-- Start INFORMATION PROVIDED --

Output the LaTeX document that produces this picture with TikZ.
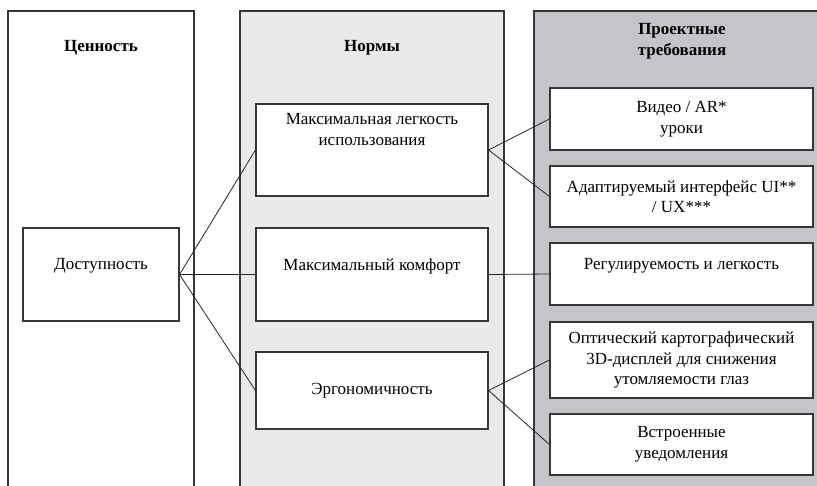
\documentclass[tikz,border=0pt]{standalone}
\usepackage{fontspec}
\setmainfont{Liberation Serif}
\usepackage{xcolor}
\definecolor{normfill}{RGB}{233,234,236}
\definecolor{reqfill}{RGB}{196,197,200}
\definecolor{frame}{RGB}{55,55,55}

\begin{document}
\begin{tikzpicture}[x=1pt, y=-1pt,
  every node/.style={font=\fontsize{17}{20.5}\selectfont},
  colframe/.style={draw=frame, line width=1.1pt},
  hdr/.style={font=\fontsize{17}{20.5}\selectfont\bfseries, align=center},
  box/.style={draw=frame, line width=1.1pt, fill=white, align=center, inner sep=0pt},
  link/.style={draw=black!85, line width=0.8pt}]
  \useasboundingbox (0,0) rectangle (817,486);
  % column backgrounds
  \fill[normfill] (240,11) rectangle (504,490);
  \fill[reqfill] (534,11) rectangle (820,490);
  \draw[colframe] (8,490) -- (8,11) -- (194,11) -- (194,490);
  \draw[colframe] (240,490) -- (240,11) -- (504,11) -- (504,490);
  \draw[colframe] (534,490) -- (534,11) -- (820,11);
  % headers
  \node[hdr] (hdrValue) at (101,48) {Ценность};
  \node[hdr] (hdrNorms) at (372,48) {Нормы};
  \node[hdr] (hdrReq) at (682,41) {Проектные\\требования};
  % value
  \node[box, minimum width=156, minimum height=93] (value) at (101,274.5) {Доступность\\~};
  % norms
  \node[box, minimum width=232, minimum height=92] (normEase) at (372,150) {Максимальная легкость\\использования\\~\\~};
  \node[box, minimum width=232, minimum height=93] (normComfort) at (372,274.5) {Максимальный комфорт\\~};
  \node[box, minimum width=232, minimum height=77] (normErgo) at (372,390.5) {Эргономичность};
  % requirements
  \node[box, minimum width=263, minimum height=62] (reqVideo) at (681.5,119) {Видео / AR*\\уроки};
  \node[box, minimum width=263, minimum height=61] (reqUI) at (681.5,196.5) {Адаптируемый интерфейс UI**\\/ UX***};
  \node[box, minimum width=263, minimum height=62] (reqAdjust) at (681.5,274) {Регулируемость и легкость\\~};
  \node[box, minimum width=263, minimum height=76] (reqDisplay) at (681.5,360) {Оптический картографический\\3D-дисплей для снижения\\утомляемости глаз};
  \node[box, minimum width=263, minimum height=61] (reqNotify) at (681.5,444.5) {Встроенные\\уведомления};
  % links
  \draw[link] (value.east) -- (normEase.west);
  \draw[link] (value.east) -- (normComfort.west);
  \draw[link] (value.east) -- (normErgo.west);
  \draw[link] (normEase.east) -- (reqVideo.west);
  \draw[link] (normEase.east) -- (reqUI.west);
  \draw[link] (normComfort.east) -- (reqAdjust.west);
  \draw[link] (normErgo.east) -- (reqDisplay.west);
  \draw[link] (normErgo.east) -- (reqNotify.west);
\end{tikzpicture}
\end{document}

-- End INFORMATION PROVIDED --

▶ **GOAL**
Output the lines above in full and exactly as given, omitting any pictures.

▶ **OUTPUT BELOW**
Output the LaTeX document that produces this picture with TikZ.
\documentclass[tikz,border=0pt]{standalone}
\usepackage{fontspec}
\setmainfont{Liberation Serif}
\usepackage{xcolor}
\definecolor{normfill}{RGB}{233,234,236}
\definecolor{reqfill}{RGB}{196,197,200}
\definecolor{frame}{RGB}{55,55,55}

\begin{document}
\begin{tikzpicture}[x=1pt, y=-1pt,
  every node/.style={font=\fontsize{17}{20.5}\selectfont},
  colframe/.style={draw=frame, line width=1.1pt},
  hdr/.style={font=\fontsize{17}{20.5}\selectfont\bfseries, align=center},
  box/.style={draw=frame, line width=1.1pt, fill=white, align=center, inner sep=0pt},
  link/.style={draw=black!85, line width=0.8pt}]
  \useasboundingbox (0,0) rectangle (817,486);
  % column backgrounds
  \fill[normfill] (240,11) rectangle (504,490);
  \fill[reqfill] (534,11) rectangle (820,490);
  \draw[colframe] (8,490) -- (8,11) -- (194,11) -- (194,490);
  \draw[colframe] (240,490) -- (240,11) -- (504,11) -- (504,490);
  \draw[colframe] (534,490) -- (534,11) -- (820,11);
  % headers
  \node[hdr] (hdrValue) at (101,48) {Ценность};
  \node[hdr] (hdrNorms) at (372,48) {Нормы};
  \node[hdr] (hdrReq) at (682,41) {Проектные\\требования};
  % value
  \node[box, minimum width=156, minimum height=93] (value) at (101,274.5) {Доступность\\~};
  % norms
  \node[box, minimum width=232, minimum height=92] (normEase) at (372,150) {Максимальная легкость\\использования\\~\\~};
  \node[box, minimum width=232, minimum height=93] (normComfort) at (372,274.5) {Максимальный комфорт\\~};
  \node[box, minimum width=232, minimum height=77] (normErgo) at (372,390.5) {Эргономичность};
  % requirements
  \node[box, minimum width=263, minimum height=62] (reqVideo) at (681.5,119) {Видео / AR*\\уроки};
  \node[box, minimum width=263, minimum height=61] (reqUI) at (681.5,196.5) {Адаптируемый интерфейс UI**\\/ UX***};
  \node[box, minimum width=263, minimum height=62] (reqAdjust) at (681.5,274) {Регулируемость и легкость\\~};
  \node[box, minimum width=263, minimum height=76] (reqDisplay) at (681.5,360) {Оптический картографический\\3D-дисплей для снижения\\утомляемости глаз};
  \node[box, minimum width=263, minimum height=61] (reqNotify) at (681.5,444.5) {Встроенные\\уведомления};
  % links
  \draw[link] (value.east) -- (normEase.west);
  \draw[link] (value.east) -- (normComfort.west);
  \draw[link] (value.east) -- (normErgo.west);
  \draw[link] (normEase.east) -- (reqVideo.west);
  \draw[link] (normEase.east) -- (reqUI.west);
  \draw[link] (normComfort.east) -- (reqAdjust.west);
  \draw[link] (normErgo.east) -- (reqDisplay.west);
  \draw[link] (normErgo.east) -- (reqNotify.west);
\end{tikzpicture}
\end{document}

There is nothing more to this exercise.